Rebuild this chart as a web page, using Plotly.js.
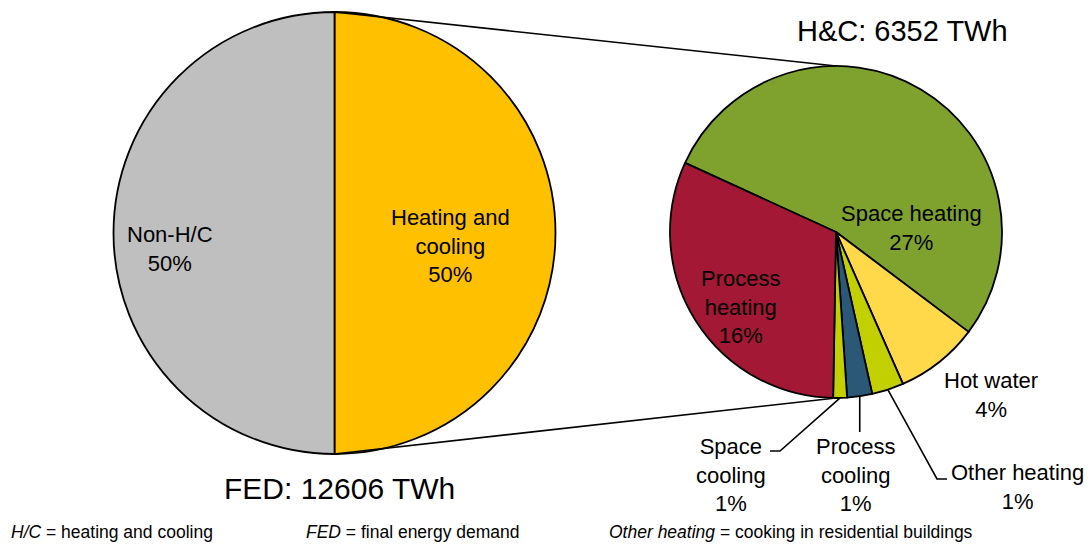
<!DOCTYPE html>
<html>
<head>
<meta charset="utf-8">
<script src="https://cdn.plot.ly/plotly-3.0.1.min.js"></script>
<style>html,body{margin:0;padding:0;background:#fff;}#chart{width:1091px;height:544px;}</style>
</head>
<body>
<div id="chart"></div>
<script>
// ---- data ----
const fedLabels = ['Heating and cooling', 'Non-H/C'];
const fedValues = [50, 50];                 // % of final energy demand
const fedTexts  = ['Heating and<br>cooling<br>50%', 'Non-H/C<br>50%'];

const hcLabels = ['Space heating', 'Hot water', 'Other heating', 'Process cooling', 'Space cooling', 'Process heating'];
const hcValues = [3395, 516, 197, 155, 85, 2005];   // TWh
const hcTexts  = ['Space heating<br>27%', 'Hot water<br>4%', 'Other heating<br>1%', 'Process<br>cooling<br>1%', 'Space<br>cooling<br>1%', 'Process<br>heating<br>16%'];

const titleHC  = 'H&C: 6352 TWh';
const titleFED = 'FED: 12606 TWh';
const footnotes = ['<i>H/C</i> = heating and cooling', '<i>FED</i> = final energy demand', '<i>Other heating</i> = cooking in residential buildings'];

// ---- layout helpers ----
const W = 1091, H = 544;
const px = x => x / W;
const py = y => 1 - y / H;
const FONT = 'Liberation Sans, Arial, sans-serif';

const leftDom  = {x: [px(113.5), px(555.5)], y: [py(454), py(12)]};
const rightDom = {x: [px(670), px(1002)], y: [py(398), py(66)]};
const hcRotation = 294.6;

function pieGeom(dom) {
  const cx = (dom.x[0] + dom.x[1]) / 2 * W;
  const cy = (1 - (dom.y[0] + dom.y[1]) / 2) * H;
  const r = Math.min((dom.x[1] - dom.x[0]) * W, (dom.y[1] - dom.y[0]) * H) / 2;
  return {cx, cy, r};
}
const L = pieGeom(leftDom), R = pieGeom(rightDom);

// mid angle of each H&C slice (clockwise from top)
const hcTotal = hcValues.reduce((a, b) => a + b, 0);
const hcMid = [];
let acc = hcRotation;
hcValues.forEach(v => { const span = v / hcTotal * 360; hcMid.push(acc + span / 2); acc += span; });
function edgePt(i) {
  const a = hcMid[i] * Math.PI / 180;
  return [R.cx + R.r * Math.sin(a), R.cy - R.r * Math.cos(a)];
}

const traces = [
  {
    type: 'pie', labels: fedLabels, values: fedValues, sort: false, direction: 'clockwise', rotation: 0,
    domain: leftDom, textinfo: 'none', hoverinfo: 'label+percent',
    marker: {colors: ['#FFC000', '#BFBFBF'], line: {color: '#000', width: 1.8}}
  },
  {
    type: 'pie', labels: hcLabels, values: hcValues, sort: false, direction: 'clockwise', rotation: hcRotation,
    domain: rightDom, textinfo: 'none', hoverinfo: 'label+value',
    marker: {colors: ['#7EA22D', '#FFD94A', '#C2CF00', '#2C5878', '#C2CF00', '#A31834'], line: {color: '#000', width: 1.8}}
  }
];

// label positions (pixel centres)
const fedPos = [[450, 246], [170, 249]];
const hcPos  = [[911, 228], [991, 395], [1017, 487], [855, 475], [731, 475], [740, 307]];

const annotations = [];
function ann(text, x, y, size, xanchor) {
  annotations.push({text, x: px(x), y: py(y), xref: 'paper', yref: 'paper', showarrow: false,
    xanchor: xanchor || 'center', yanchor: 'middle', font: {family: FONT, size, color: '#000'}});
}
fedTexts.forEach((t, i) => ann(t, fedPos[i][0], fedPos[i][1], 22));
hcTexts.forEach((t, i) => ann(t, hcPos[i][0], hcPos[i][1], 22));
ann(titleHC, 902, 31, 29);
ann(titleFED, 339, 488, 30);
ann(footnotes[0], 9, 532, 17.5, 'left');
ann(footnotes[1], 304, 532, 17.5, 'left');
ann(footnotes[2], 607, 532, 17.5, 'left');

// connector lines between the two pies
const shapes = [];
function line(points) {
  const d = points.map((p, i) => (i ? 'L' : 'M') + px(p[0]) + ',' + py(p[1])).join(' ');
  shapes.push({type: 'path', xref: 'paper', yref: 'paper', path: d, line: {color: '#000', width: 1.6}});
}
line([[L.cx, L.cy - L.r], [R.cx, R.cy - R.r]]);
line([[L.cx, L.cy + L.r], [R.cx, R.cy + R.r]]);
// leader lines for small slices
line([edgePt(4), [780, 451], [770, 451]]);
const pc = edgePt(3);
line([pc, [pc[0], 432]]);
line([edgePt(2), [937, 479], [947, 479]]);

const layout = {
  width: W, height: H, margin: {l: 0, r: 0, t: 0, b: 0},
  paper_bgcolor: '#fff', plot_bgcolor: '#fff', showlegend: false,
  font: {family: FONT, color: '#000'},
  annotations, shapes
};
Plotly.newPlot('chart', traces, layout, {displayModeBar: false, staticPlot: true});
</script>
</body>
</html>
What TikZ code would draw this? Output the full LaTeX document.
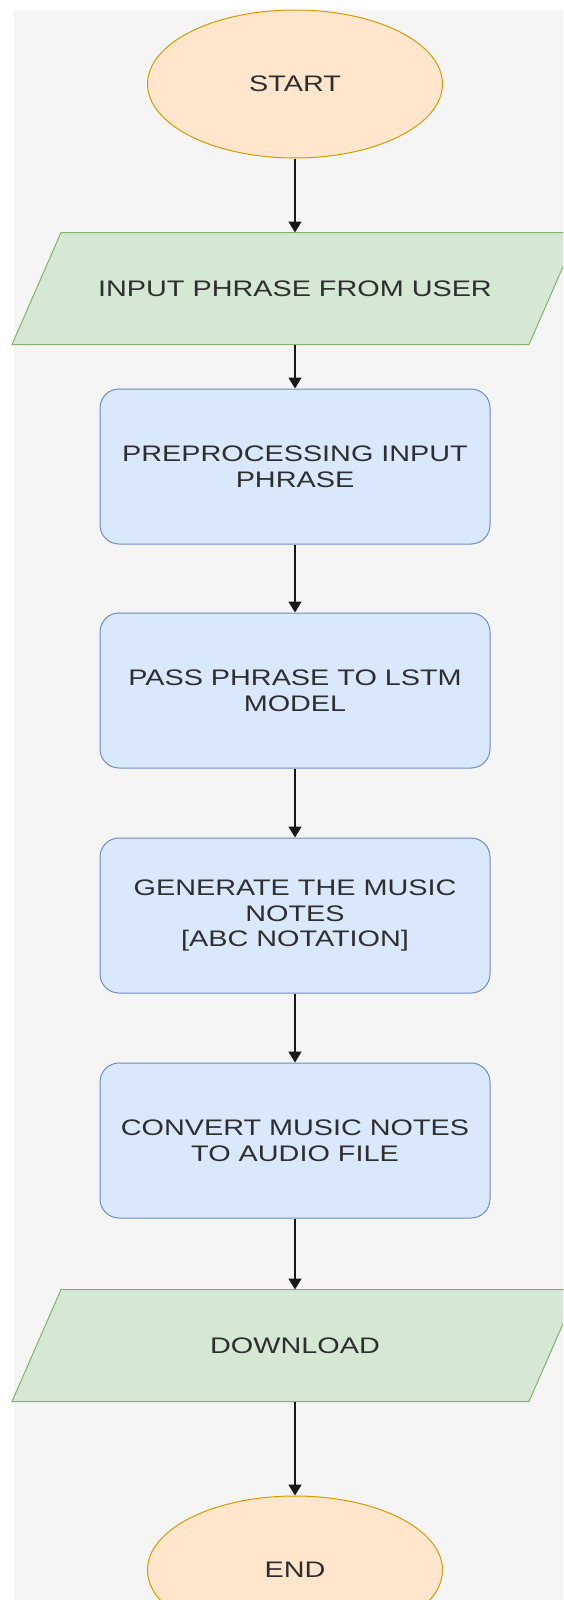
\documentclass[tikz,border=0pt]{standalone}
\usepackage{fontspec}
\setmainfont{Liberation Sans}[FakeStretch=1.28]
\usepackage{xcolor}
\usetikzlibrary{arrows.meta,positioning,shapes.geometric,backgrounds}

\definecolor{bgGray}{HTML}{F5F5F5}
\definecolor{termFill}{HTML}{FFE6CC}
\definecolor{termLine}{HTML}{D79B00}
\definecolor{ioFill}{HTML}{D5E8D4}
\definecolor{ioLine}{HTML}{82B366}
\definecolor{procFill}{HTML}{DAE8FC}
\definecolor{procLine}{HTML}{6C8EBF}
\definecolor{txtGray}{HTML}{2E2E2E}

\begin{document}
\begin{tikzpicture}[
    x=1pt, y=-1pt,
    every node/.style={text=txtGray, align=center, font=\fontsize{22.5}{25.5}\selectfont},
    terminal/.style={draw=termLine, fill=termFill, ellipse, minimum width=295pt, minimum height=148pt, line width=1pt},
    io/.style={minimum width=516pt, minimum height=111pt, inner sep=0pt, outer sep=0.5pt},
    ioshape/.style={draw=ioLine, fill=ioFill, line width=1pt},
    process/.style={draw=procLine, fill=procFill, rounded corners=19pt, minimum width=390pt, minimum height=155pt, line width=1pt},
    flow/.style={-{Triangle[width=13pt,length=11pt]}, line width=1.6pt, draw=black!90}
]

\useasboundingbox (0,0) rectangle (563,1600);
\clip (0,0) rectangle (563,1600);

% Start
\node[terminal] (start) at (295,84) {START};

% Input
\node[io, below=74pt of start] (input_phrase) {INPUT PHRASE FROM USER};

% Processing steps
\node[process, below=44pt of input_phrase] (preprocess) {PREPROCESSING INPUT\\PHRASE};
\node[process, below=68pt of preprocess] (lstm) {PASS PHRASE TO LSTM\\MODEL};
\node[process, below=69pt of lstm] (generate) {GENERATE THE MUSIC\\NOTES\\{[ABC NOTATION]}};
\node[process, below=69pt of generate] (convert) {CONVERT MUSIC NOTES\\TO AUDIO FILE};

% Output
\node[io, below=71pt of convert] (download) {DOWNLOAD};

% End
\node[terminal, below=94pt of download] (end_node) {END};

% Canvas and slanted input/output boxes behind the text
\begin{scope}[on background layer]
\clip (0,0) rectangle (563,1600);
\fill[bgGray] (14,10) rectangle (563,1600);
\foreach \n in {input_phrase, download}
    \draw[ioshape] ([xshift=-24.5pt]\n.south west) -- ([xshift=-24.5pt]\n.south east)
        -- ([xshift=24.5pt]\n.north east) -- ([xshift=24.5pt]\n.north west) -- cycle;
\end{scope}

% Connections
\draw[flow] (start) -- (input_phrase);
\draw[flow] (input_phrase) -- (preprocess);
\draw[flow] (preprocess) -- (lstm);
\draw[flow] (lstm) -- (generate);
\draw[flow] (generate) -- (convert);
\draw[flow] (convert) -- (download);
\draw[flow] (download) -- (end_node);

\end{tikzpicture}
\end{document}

++++++++

Among the lines of the records above, count those holding the string "chart", and report only the number.

COMPLETE RESPONSE
4